小生などは、住民登録されている程度のデータは、現在考えられる相応のセキュリティ技術の上でやりとりされるのであれば、個人的には問題はなく、印鑑登録や税金の申告、転居届などが自宅から24時間出来るようになる便利さが勝ると思う。更に、無責任にいえば、税金なども、このIDを使って名寄せができれば、脱税する人も減って、税収が増え、我々の負担が減るのではないかなどとも思う。しかし、それがイヤな人もいよう。考えてみれば、インターネットは、元々「個」を尊重するネットワークである。それを国が押しつけで強制するから、色々問題が起きるのであって、住民登録をデジタル化するかどうかも個人の選択に委ねて、そのうえで、希望する人には住基ネットを色々高度に使って貰う。そうでない人には、多少の不便は我慢して貰うというのは、いかがであろうか? そのようにして、ネットワークの安全も実際の運営で経験的に証明され、かつ、皆がデジタル化のメリット、ネットワーク化のメリットを感じることができれば、結果として、今の中途半端なネットワークよりも価値の高い住基ネットができあがるかもしれない。

メディア規制問題と行政のまやかし

更なる錯綜が、民間機関・行政機関による個人情報保護の問題と、メディア規制、更には政府不信の問題との(意図的な?)混同である。個人情報保護法の対象からメディアをどのように除外するかについては色々議論がされてきた。しかし、報道機関の個人情報保護の問題を、メディア規制の問題にすり替えて報道してきた日本のメディアが、それほど自己の正当性を主張する資格はないと思うのは私だけだろうか? 行政機関の方にも問題はある。

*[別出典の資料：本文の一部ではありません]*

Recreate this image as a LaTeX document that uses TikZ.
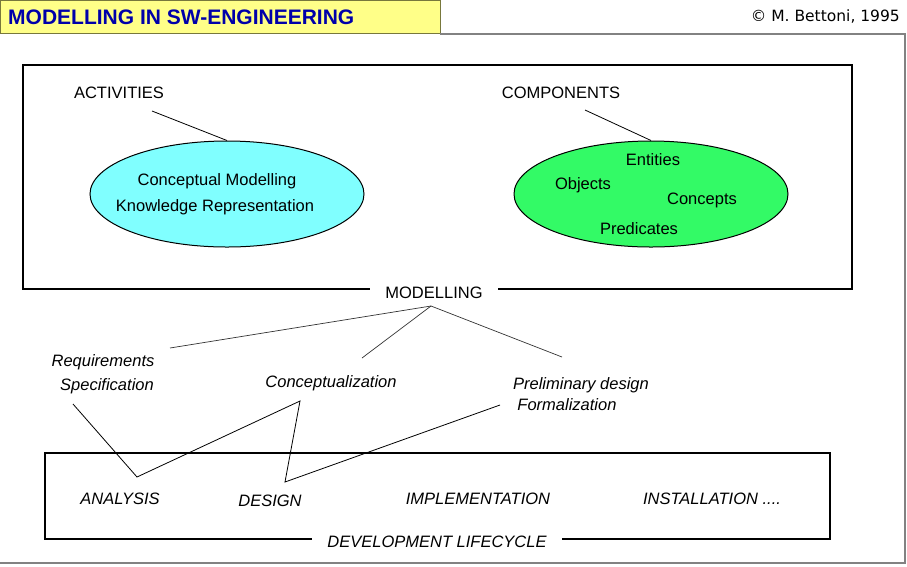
\documentclass[tikz,border=0pt]{standalone}
\usepackage{fontspec}
\setmainfont{Liberation Sans}
\newfontfamily\notefont{DejaVu Sans}
\usepackage{xcolor}
\usepackage{tikz}
\usetikzlibrary{shapes.geometric, positioning, calc}
\definecolor{titleyellow}{RGB}{255, 255, 136}
\definecolor{titleolive}{RGB}{120, 120, 60}
\definecolor{titleblue}{RGB}{0, 0, 170}
\definecolor{actcyan}{RGB}{128, 255, 255}
\definecolor{compgreen}{RGB}{51, 250, 102}
\definecolor{framegray}{RGB}{130, 130, 130}

\tikzset{
    lbl/.style={inner sep=0pt, font=\fontsize{16.5}{19}\selectfont},
    phase/.style={inner sep=0pt, font=\fontsize{16.5}{19}\selectfont\itshape},
    blob/.style={ellipse, draw=black, line width=1pt, minimum width=274pt, minimum height=106pt},
    gapnode/.style={fill=white, inner xsep=15pt, inner ysep=2pt, font=\fontsize{16.5}{19}\selectfont},
    link/.style={black, line width=0.8pt}
}

\begin{document}
\begin{tikzpicture}[x=1pt, y=-1pt]
    \useasboundingbox (0,0) rectangle (907,566);

    % Title bar and outer frame
    \draw[titleolive, fill=titleyellow, line width=1pt] (0,0.5) rectangle (440,33);
    \node[inner sep=0pt, anchor=west, titleblue, font=\fontsize{21}{24}\selectfont\bfseries]
        (title) at (8,17) {MODELLING IN SW-ENGINEERING};
    \node[inner sep=0pt, anchor=east, font=\fontsize{15.5}{18}\notefont]
        (author) at (900,17) {© M. Bettoni, 1995};
    \draw[framegray, line width=1.2pt] (440,34) -- (905,34) -- (905,563) -- (0,563);

    % --- MODELLING BOX ---
    \draw[black, line width=1.2pt] (23,65) rectangle (852,289);
    \node[gapnode] (model) at (434,293) {MODELLING};

    % Activities
    \node[lbl] (act) at (119,93) {ACTIVITIES};
    \node[blob, fill=actcyan] (actell) at (227,194) {};
    \node[lbl] (cm) at (217,181) {Conceptual Modelling};
    \node[lbl] (kr) at (215,207) {Knowledge Representation};
    \coordinate (actfoot) at (152,111);
    \draw[link] (actfoot) -- (actell.north);

    % Components
    \node[lbl] (comp) at (561,93) {COMPONENTS};
    \node[blob, fill=compgreen] (compell) at (651,194) {};
    \node[lbl] (ent) at (653,160) {Entities};
    \node[lbl] (obj) at (583,185) {Objects};
    \node[lbl] (conc) at (702,200) {Concepts};
    \node[lbl] (pred) at (639,229) {Predicates};
    \coordinate (compfoot) at (585,110);
    \draw[link] (compfoot) -- (compell.north);

    % Modelling in the phases
    \coordinate (fork) at (431,306);
    \node[phase] (req) at (103,362) {Requirements};
    \node[phase] (spec) at (107,386) {Specification};
    \node[phase] (concz) at (331,383) {Conceptualization};
    \node[phase] (prel) at (581,385) {Preliminary design};
    \node[phase] (form) at (567,405) {Formalization};
    \coordinate (reqtop) at (170,348);
    \coordinate (conctop) at (362,358);
    \coordinate (preltop) at (562,357);
    \foreach \t in {reqtop, conctop, preltop} {
        \draw[black!80, line width=0.7pt] (fork) -- (\t);
    }

    % --- DEVELOPMENT LIFECYCLE BOX ---
    \draw[black, line width=1.2pt] (45,453) rectangle (830,539);
    \node[gapnode, font=\fontsize{16.5}{19}\selectfont\itshape] (life) at (437,542) {DEVELOPMENT LIFECYCLE};
    \node[phase] (ana) at (120,499) {ANALYSIS};
    \node[phase] (des) at (270,501) {DESIGN};
    \node[phase] (impl) at (478,499) {IMPLEMENTATION};
    \node[phase] (inst) at (712,499) {INSTALLATION ....};

    % Zigzag between phases
    \coordinate (specfoot) at (73,404);
    \coordinate (anatip) at (137,477);
    \coordinate (concfoot) at (300,401);
    \coordinate (destip) at (285,482);
    \coordinate (formfoot) at (500,405);
    \draw[link, line join=miter] (specfoot) -- (anatip) -- (concfoot) -- (destip) -- (formfoot);
\end{tikzpicture}
\end{document}
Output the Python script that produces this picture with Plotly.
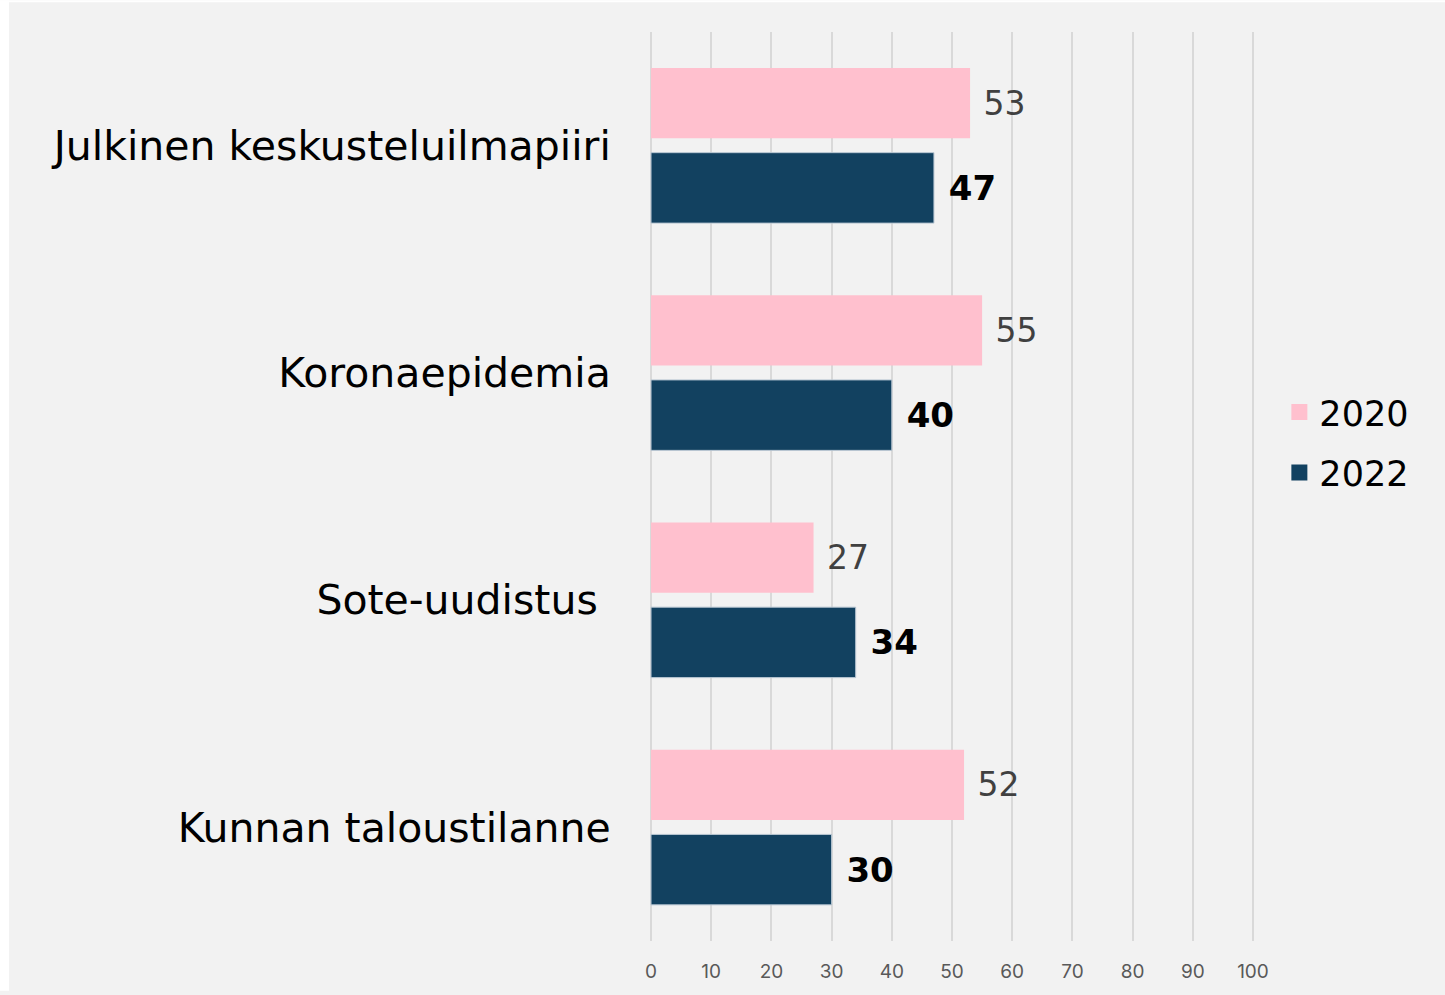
import plotly.graph_objects as go

categories = ["Julkinen keskusteluilmapiiri", "Koronaepidemia", "Sote-uudistus\u00a0", "Kunnan taloustilanne"]
values_2020 = [53, 55, 27, 52]
values_2022 = [47, 40, 34, 30]
series_names = ["2020", "2022"]
x_ticks = [0, 10, 20, 30, 40, 50, 60, 70, 80, 90, 100]

PINK = "#FFC0CE"
NAVY = "#124160"
FONT = "DejaVu Sans"

fig = go.Figure()
fig.add_trace(go.Bar(
    name=series_names[0], y=categories, x=values_2020, orientation="h",
    marker=dict(color=PINK, line=dict(width=0)),
    width=0.31, offset=-0.342, showlegend=False,
    text=values_2020, texttemplate="\u00a0%{x}", textposition="outside",
    textfont=dict(family=FONT, size=33, color="#404040"),
    cliponaxis=False,
))
fig.add_trace(go.Bar(
    name=series_names[1], y=categories, x=values_2022, orientation="h",
    marker=dict(color=NAVY, line=dict(width=1, color="#b8c6d2")),
    width=0.31, offset=0.031, showlegend=False,
    text=values_2022, texttemplate="\u00a0%{x}", textposition="outside",
    textfont=dict(family=FONT, size=34, color="#000000", weight="bold"),
    cliponaxis=False,
))
# legend entries with larger square swatches
for name, col in zip(series_names, [PINK, NAVY]):
    fig.add_trace(go.Scatter(
        x=[None], y=[None], mode="markers", name=name, legendgroup=name,
        marker=dict(symbol="square", size=18, color=col),
    ))

L, R, T, B = 650, 191, 32, 50
W, H = 1445, 995
pw, ph = W - L - R, H - T - B

fig.update_layout(
    width=W, height=H,
    margin=dict(l=L, r=R, t=T, b=B, pad=0),
    paper_bgcolor="#f2f2f2", plot_bgcolor="#f2f2f2",
    barmode="group",
    showlegend=True,
    legend=dict(
        x=1.042, y=(H - B - 444) / ph, xanchor="left", yanchor="middle",
        font=dict(family=FONT, size=35, color="#000000"),
        traceorder="grouped", bgcolor="rgba(0,0,0,0)", itemwidth=30,
        itemsizing="trace", tracegroupgap=12,
    ),
    xaxis=dict(
        range=[-0.17, 100.17], tickvals=x_ticks, showgrid=True, gridcolor="#d9d9d9", gridwidth=2,
        zeroline=False, showline=False,
        tickfont=dict(family="Inter", size=19, color="#595959"),
        ticks="outside", ticklen=13, tickcolor="rgba(0,0,0,0)",
    ),
    yaxis=dict(
        autorange="reversed", showgrid=False, zeroline=False, showline=False,
        tickfont=dict(family=FONT, size=41, color="#000000"),
        ticks="outside", ticklen=30, tickcolor="rgba(0,0,0,0)",
    ),
    shapes=[
        dict(type="rect", xref="paper", yref="paper", layer="above",
             x0=-L / pw, x1=(9 - L) / pw, y0=-B / ph, y1=1 + T / ph,
             fillcolor="#ffffff", line=dict(width=0)),
        dict(type="rect", xref="paper", yref="paper", layer="above",
             x0=-L / pw, x1=1 + R / pw, y0=1 + (T - 2) / ph, y1=1 + T / ph,
             fillcolor="#ffffff", line=dict(width=0)),
    ],
)

fig.write_html("out.html", config={"displayModeBar": False},
               post_script="document.body.style.margin='0';")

防衛庁のリスト作成問題を巡る政府の対応は「立派」とは言い難いものであるし、罰則導入に反対する理由もイマイチ納得がいかない。政府が自らに対する規律を明確に示せば、そのうえで、メディアの主張が妥当なものであるかどうかを公に議論できるはずである。そうすれば一定の理解は得られると思うのだが、今までの政府の対応では、こうした議論から逃げ回ってきたという印象は否めない。今回、個人情報保護法案が成立しなかったのは、こうした議論のための絶好の期間が与えられたと考えて、積極的に議論を挑んでみてはどうだろうか? 今や、与党とだけ相談して法律が通ればよいという方法が通用しないのは、先般の防衛庁リスト問題の時に明らかになったばかりなのだから。